Milwaukee's response to gay-friendly schools has been much different from other cities'. As reported by Queery last month, community leaders in Chicago expressed concerns about creating a gay-friendly high school and stalled plans to bring such a proposal before the city's school board.
Marty Lexmond, the director of school innovation for Milwaukee Public Schools, said the need for a gay-friendly middle school is even greater today because adolescents are publicly identifying their sexuality as early as middle school.
Though alliance is certainly a safe place for gay youth, Owen makes clear that she did not help create the school or its new middle school to benefit gay students only. She indicated that Alliance has never been exclusively gay; rather, so many LGBTQ students are the ones being bullied in traditional school settings.
This week, Maine became the fourth New England state to introduce plans for gay marriage.

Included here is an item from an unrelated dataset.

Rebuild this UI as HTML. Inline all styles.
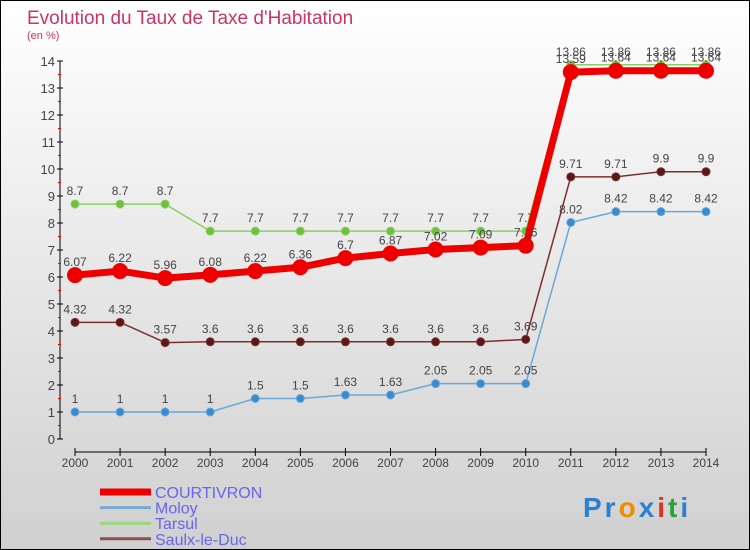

State Senator Dennis S. Damon said the legislation would amend existing laws defining partners of a marriage to be “the legally recognized union of two people.”
He said the bill would eliminate discrimination in marriage licenses and would affirm that no religion would be forced to conduct a same-sex marriage.
The legislation also would recognize same-sex marriages from other states where they are legal.
Damon was joined at the new conference by leaders of gay and lesbian advocates and defenders and other LGBT rights organizations.
Gay and lesbian advocates and defenders is the Boston-based group that won equal marriage rights in Massachusetts and Connecticut. They said last fall that they intended to fight for gay marriage rights in the other four New England states and predicted success by 2012. Same-sex marriage bills already have been announced in Vermont, New Hampshire and Rhode Island.
The chances of success in Maine are unclear at this stage. Following Damon’s announcement, the conservative Maine Marriage Alliance said it would press for a constitutional amendment to ban same-sex marriage.
And, while we’re on the topic of marriage – the latest news in the Prop. 8 battle occurred just a few hours ago, when the California Council of Churches and other religious leaders and faith organizations representing millions of members filed an amicus curiae brief with the California Supreme Court today urging the court to invalidate Proposition 8. The brief argues that Proposition 8 poses a severe threat to the guarantee of equal protection for all and was not enacted through the constitutionally required process for such a dramatic change to the California constitution.
Executive director of the organization, Rich Schlosser, explained the reasons for the brief in a press conference earlier today.
This is an exciting new approach to challenge the constitutional amendment. We’ll continue to follow the Prop. 8 saga as things unfold.